Friday, May 8, 2009

Harold Fischer

Today’s New York Times had an obituary for Harold Fischer. I don’t ordinarily linger on the obit page but was intrigued because the headline read, “Harold E. Fischer, 83, American Flier Tortured in Chinese Prison, Is Dead.”

The story of Fischer is one of unease—you see, Fischer was a fighter pilot who was shot down by the Chinese during the Korean War, the early 1950’s “police action” (the term of that era) which so many have forgotten or minimally acknowledged. It’s the war for which few statues have been built. And Fischer’s tale is one that provides a sense of guilt—of uneasiness at what happened to him with the natural question of “what would I have done in his situation?”…and of an acknowledgment that there are veterans of Korea who went through similar atrocities as those we acknowledge from more recent wars like Vietnam and the plight of the POW’s.
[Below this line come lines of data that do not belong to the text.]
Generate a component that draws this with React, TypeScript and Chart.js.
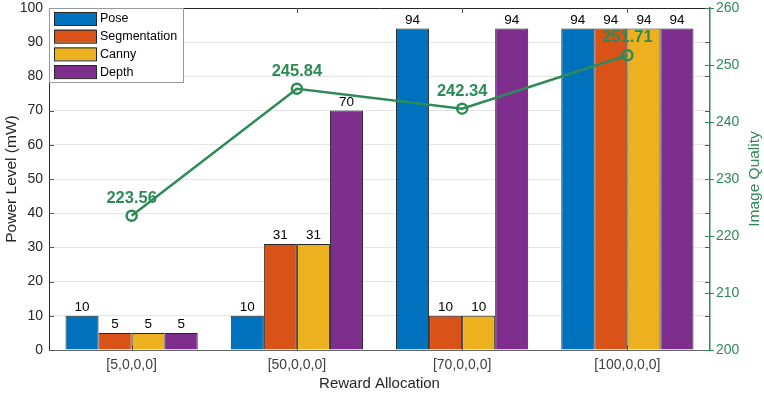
import React, { useEffect, useRef } from "react";
import { Chart, registerables } from "chart.js";

Chart.register(...registerables);

const categories = ["[5,0,0,0]", "[50,0,0,0]", "[70,0,0,0]", "[100,0,0,0]"];
const seriesNames = ["Pose", "Segmentation", "Canny", "Depth"];
const pose = [10, 10, 94, 94];
const segmentation = [5, 31, 10, 94];
const canny = [5, 31, 10, 94];
const depth = [5, 70, 94, 94];
const imageQuality = [223.56, 245.84, 242.34, 251.71];
const leftTicks = [0, 10, 20, 30, 40, 50, 60, 70, 80, 90, 100];
const rightTicks = [200, 210, 220, 230, 240, 250, 260];

const barColors = ["#0072BD", "#D95319", "#EDB120", "#7E2F8E"];
const GREEN = "#2E8B57";
const FONT = "Liberation Sans, Arial, sans-serif";

const overlayPlugin = {
  id: "overlay",
  afterDatasetsDraw(chart: any) {
    const ctx = chart.ctx;
    const area = chart.chartArea;
    const xs = chart.scales.x;
    const yl = chart.scales.y;
    const yr = chart.scales.y2;
    ctx.save();
    ctx.strokeStyle = "#262626";
    ctx.lineWidth = 1;
    ctx.beginPath();
    ctx.moveTo(area.left, area.top + 0.5);
    ctx.lineTo(area.right, area.top + 0.5);
    ctx.stroke();
    ctx.strokeStyle = "#555";
    categories.forEach((_, i) => {
      const x = Math.round(xs.getPixelForValue(i)) + 0.5;
      ctx.beginPath();
      ctx.moveTo(x, area.top);
      ctx.lineTo(x, area.top + 5);
      ctx.moveTo(x, area.bottom);
      ctx.lineTo(x, area.bottom - 5);
      ctx.stroke();
    });
    leftTicks.forEach((v) => {
      const y = Math.round(yl.getPixelForValue(v)) + 0.5;
      ctx.strokeStyle = "#555";
      ctx.beginPath();
      ctx.moveTo(area.left, y);
      ctx.lineTo(area.left + 5, y);
      ctx.moveTo(area.right, y);
      ctx.lineTo(area.right - 5, y);
      ctx.stroke();
    });
    rightTicks.forEach((v) => {
      const y = Math.round(yr.getPixelForValue(v)) + 0.5;
      ctx.strokeStyle = GREEN;
      ctx.beginPath();
      ctx.moveTo(area.right + 4, y);
      ctx.lineTo(area.right - 5, y);
      ctx.stroke();
    });
    ctx.fillStyle = "#000";
    ctx.font = `13.5px ${FONT}`;
    ctx.textAlign = "center";
    ctx.textBaseline = "alphabetic";
    for (let d = 0; d < 4; d++) {
      const meta = chart.getDatasetMeta(d);
      meta.data.forEach((el: any, i: number) => {
        const v = chart.data.datasets[d].data[i];
        ctx.fillText(String(v), el.x, el.y - 5);
      });
    }
    const lm = chart.getDatasetMeta(4);
    ctx.fillStyle = GREEN;
    ctx.font = `bold 16.5px ${FONT}`;
    lm.data.forEach((el: any, i: number) => {
      ctx.fillText(imageQuality[i].toFixed(2), el.x, el.y - 13);
    });
    ctx.save();
    ctx.translate(755, (area.top + area.bottom) / 2);
    ctx.rotate(-Math.PI / 2);
    ctx.fillStyle = GREEN;
    ctx.font = `15.5px ${FONT}`;
    ctx.textAlign = "center";
    ctx.textBaseline = "middle";
    ctx.fillText("Image Quality", 0, 0);
    ctx.restore();
    const lx = area.left, ly = area.top;
    const lw = 134, lh = 74;
    ctx.fillStyle = "#fff";
    ctx.fillRect(lx, ly, lw, lh);
    ctx.strokeStyle = "#999";
    ctx.lineWidth = 1;
    ctx.strokeRect(lx + 0.5, ly + 0.5, lw, lh);
    seriesNames.forEach((name, i) => {
      const ry = ly + 4 + i * 17.7;
      ctx.fillStyle = barColors[i];
      ctx.fillRect(lx + 5, ry, 42, 13);
      ctx.strokeStyle = "#262626";
      ctx.strokeRect(lx + 5.5, ry + 0.5, 42, 13);
      ctx.fillStyle = "#000";
      ctx.font = `12.5px ${FONT}`;
      ctx.textAlign = "left";
      ctx.textBaseline = "middle";
      ctx.fillText(name, lx + 51, ry + 7);
    });
    ctx.restore();
  },
};

export default function App() {
  const ref = useRef<HTMLCanvasElement>(null);
  useEffect(() => {
    const seriesData = [pose, segmentation, canny, depth];
    const chart = new Chart(ref.current!, {
      type: "bar",
      data: {
        labels: categories,
        datasets: [
          ...seriesNames.map((n, i) => ({
            type: "bar" as const,
            label: n,
            data: seriesData[i],
            backgroundColor: barColors[i],
            borderColor: "#262626",
            borderWidth: 1,
            categoryPercentage: 0.8,
            barPercentage: 1.0,
            yAxisID: "y",
            order: 2,
          })),
          {
            type: "line" as const,
            label: "Image Quality",
            data: imageQuality,
            borderColor: GREEN,
            backgroundColor: "rgba(0,0,0,0)",
            borderWidth: 2.5,
            pointRadius: 5,
            pointBorderWidth: 2.5,
            pointBackgroundColor: "rgba(0,0,0,0)",
            pointBorderColor: GREEN,
            yAxisID: "y2",
            order: 0,
          } as any,
        ],
      },
      options: {
        responsive: false,
        animation: false,
        layout: { padding: { top: 8, right: 0, left: 0, bottom: 0 } },
        plugins: { legend: { display: false }, tooltip: { enabled: false } },
        scales: {
          x: {
            type: "category",
            offset: true,
            grid: { display: false, drawTicks: false },
            border: { color: "#666", width: 1 },
            ticks: { color: "#404040", font: { family: FONT, size: 14 }, padding: 7 },
            title: { display: true, text: "Reward Allocation", color: "#262626", font: { family: FONT, size: 15 }, padding: { top: 0, bottom: 0 } },
            afterFit: (s: any) => { s.height = 43; s.paddingLeft = 0; s.paddingRight = 0; },
          },
          y: {
            position: "left",
            min: 0,
            max: 100,
            afterBuildTicks: (s: any) => { s.ticks = leftTicks.map((v) => ({ value: v })); },
            grid: { color: "#e6e6e6", drawTicks: false },
            border: { color: "#262626", width: 1 },
            ticks: { color: "#262626", font: { family: FONT, size: 14 }, padding: 6 },
            title: { display: true, text: "Power Level (mW)", color: "#262626", font: { family: FONT, size: 15.5 }, padding: { top: 2, bottom: 0 } },
            afterFit: (s: any) => { s.width = 49; s.paddingTop = 0; s.paddingBottom = 0; },
          },
          y2: {
            position: "right",
            min: 200,
            max: 260,
            afterBuildTicks: (s: any) => { s.ticks = rightTicks.map((v) => ({ value: v })); },
            grid: { display: false, drawTicks: false },
            border: { color: GREEN, width: 1.5 },
            ticks: { color: GREEN, font: { family: FONT, size: 14 }, padding: 6 },
            afterFit: (s: any) => { s.width = 54; s.paddingTop = 0; s.paddingBottom = 0; },
          },
        },
      },
      plugins: [overlayPlugin],
    });
    return () => chart.destroy();
  }, []);
  return (
    <div style={{ position: "fixed", left: 0, top: 0, width: 764, height: 393, background: "#fff" }}>
      <canvas ref={ref} width={764} height={393} style={{ width: 764, height: 393 }} />
    </div>
  );
}
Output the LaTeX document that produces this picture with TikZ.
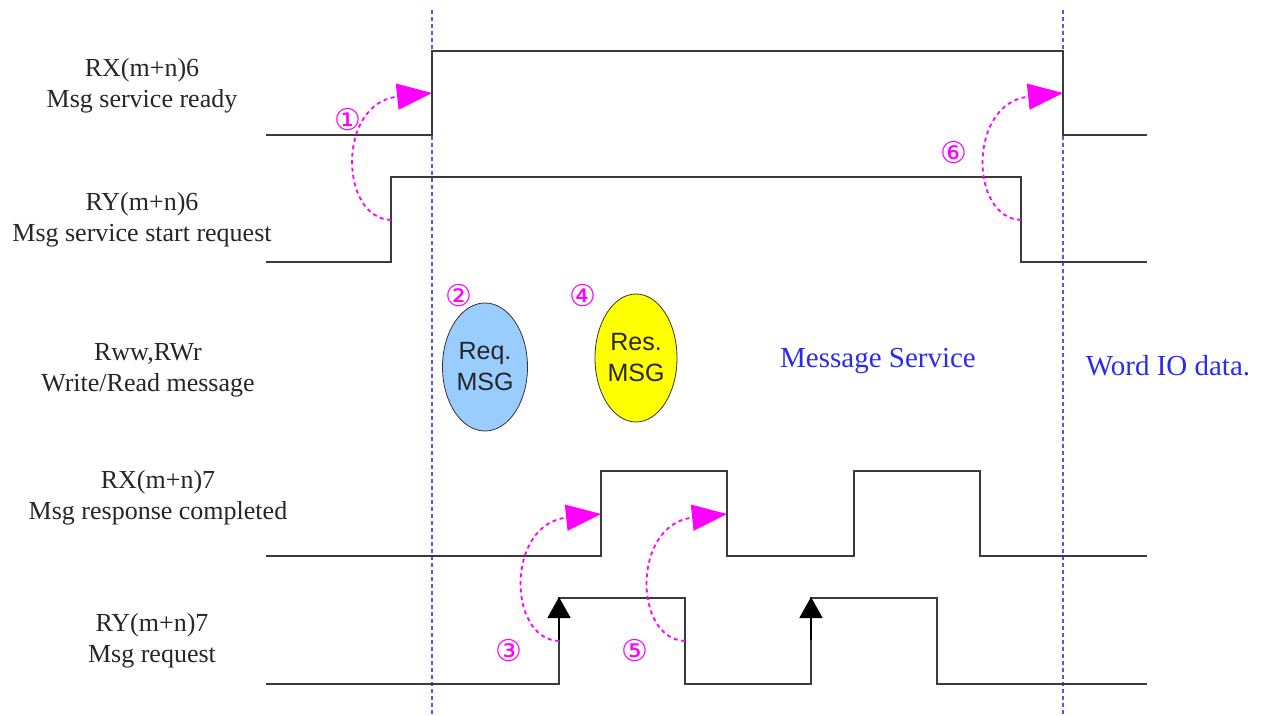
\documentclass[tikz,border=0pt]{standalone}
\usepackage{fontspec}
\setmainfont{Liberation Serif}
\setsansfont{Liberation Sans}
\newfontfamily\circfont{DejaVu Sans}
\usepackage{tikz}
\usetikzlibrary{arrows.meta,shapes.geometric}
\definecolor{WaveGray}{HTML}{3A3A3A}
\definecolor{GuideBlue}{HTML}{5555EE}
\definecolor{TextBlue}{HTML}{2B2BF0}
\definecolor{StepMagenta}{HTML}{FF00FF}
\definecolor{ReqBlue}{HTML}{99CCFF}
\definecolor{ResYellow}{HTML}{FFFF00}
\tikzset{
  wave/.style={draw=WaveGray,line width=1.6pt,line join=miter},
  guide/.style={draw=GuideBlue,line width=1.3pt,dash pattern=on 4pt off 3pt},
  siglabel/.style={align=center,font=\fontsize{26}{31}\selectfont,text=black!85},
  steparrow/.style={draw=StepMagenta,line width=1.8pt,dash pattern=on 4pt off 3.5pt,
    -{Triangle[length=35pt,width=26pt,fill=StepMagenta]}},
  stepnum/.style={font=\circfont\fontsize{30}{30}\selectfont,text=StepMagenta,inner sep=0pt},
  edgetip/.style={draw=black,line width=1.6pt,-{Triangle[length=21pt,width=23pt]}},
  msgbubble/.style={ellipse,draw=black!80,line width=0.8pt,minimum width=85pt,minimum height=128pt,
    align=center,font=\sffamily\fontsize{25}{31}\selectfont,text=black!85,inner sep=0pt},
  areatext/.style={font=\fontsize{29}{34}\selectfont,text=TextBlue},
}
\begin{document}
\begin{tikzpicture}[x=1pt,y=-1pt]
  \useasboundingbox (0,0) rectangle (1263,715);
  % signal names
  \node[siglabel] (l1) at (142,86) {RX(m+n)6\\Msg service ready};
  \node[siglabel] (l2) at (142,220) {RY(m+n)6\\Msg service start request};
  \node[siglabel] (l3) at (148,370) {Rww,RWr\\Write/Read message};
  \node[siglabel] (l4) at (158,498) {RX(m+n)7\\Msg response completed};
  \node[siglabel] (l5) at (152,641) {RY(m+n)7\\Msg request};
  % guides
  \draw[guide] (432,10) -- (432,715);
  \draw[guide] (1063,10) -- (1063,715);
  % waveforms
  \draw[wave] (266,135) -- (432,135) -- (432,51) -- (1063,51) -- (1063,135) -- (1147,135);
  \draw[wave] (266,262) -- (391,262) -- (391,177) -- (1021,177) -- (1021,262) -- (1147,262);
  \draw[wave] (266,556) -- (601,556) -- (601,471) -- (727,471) -- (727,556) -- (854,556)
    -- (854,471) -- (980,471) -- (980,556) -- (1147,556);
  \draw[wave] (266,684) -- (559,684) -- (559,598) -- (685,598) -- (685,684) -- (811,684)
    -- (811,598) -- (937,598) -- (937,684) -- (1147,684);
  \draw[edgetip] (559,640) -- (559,597);
  \draw[edgetip] (811,640) -- (811,597);
  % handshake
  \coordinate (s1) at (391,220);  \coordinate (e1) at (432,93);
  \coordinate (s3) at (559,641);  \coordinate (e3) at (601,514);
  \coordinate (s5) at (685,641);  \coordinate (e5) at (727,514);
  \coordinate (s6) at (1021,220); \coordinate (e6) at (1063,93);
  \draw[steparrow] (s1) .. controls +(-52,-2) and +(-95,10) .. (e1);
  \draw[steparrow] (s3) .. controls +(-52,-2) and +(-95,10) .. (e3);
  \draw[steparrow] (s5) .. controls +(-52,-2) and +(-95,10) .. (e5);
  \draw[steparrow] (s6) .. controls +(-52,-2) and +(-95,10) .. (e6);
  \node[stepnum] (n1) at (348,120) {①};
  \node[stepnum] (n2) at (459,296) {②};
  \node[stepnum] (n3) at (509,651) {③};
  \node[stepnum] (n4) at (583,296) {④};
  \node[stepnum] (n5) at (635,651) {⑤};
  \node[stepnum] (n6) at (954,153) {⑥};
  % messages
  \node[msgbubble,fill=ReqBlue] (req) at (485,367) {Req.\\MSG};
  \node[msgbubble,fill=ResYellow,minimum width=82pt] (res) at (636,358) {Res.\\MSG};
  \node[areatext] (svc) at (878,361) {Message Service};
  \node[areatext] (wio) at (1168,366) {Word IO data.};
\end{tikzpicture}
\end{document}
Born in Iowa, Fischer enlisted in the Navy after graduating from high school in 1944. He, like so many of his generation, thought first of serving their country given the timing, which was the height of World War II. After his discharge, Fischer attended Iowa State University for two years, then enlisted in the Army. He later transferred to the Air Force where he became a fighter ace, flying 170 missions during the Korean War. He downed 11 MIGs during his flying career but it was after his 11th that his engine stalled and he was forced to eject over Chinese territory, where he was captured.

From April 1953 to May 1955, after the war ended, Fischer was kept in a cell in a Manchurian prison. His quarters were dark, damp, with no bed and no light save for the slot where food would be pushed each day. A high-frequency whistle pierced the air hour after hour in the cell.

The Chinese held a mock trial in 1955 for Fischer and three other U.S. airmen who had been captured. They were found “guilty” of violating Chinese territory by flying over the border while on missions in North Korea. It was under this duress that Fischer confessed to participating in germ warfare.

Fischer and his three comrades were granted their release a week after “confessing.” The release was seen at the time as a way to minimize Cold War tensions between the U.S. and China.

No military disciplinary action was taken against Fisher and his prison-mates. All were restored to full military duty and Fischer went on to pilot helicopters in Vietnam. He earned the rank of colonel as well as numerous medals, including the Silver Star and the Distinguished Service Cross.

“I will regret what I did in that cell for the rest of my life,” Fischer said. “But let me say this—it was not really me, Harold Fischer, Jr., who signed that confession. It was a mentality reduced to putty.”

Fischer died on April 30 at age 83--53 years after the day he entered that dank cell in a Manchurian prison.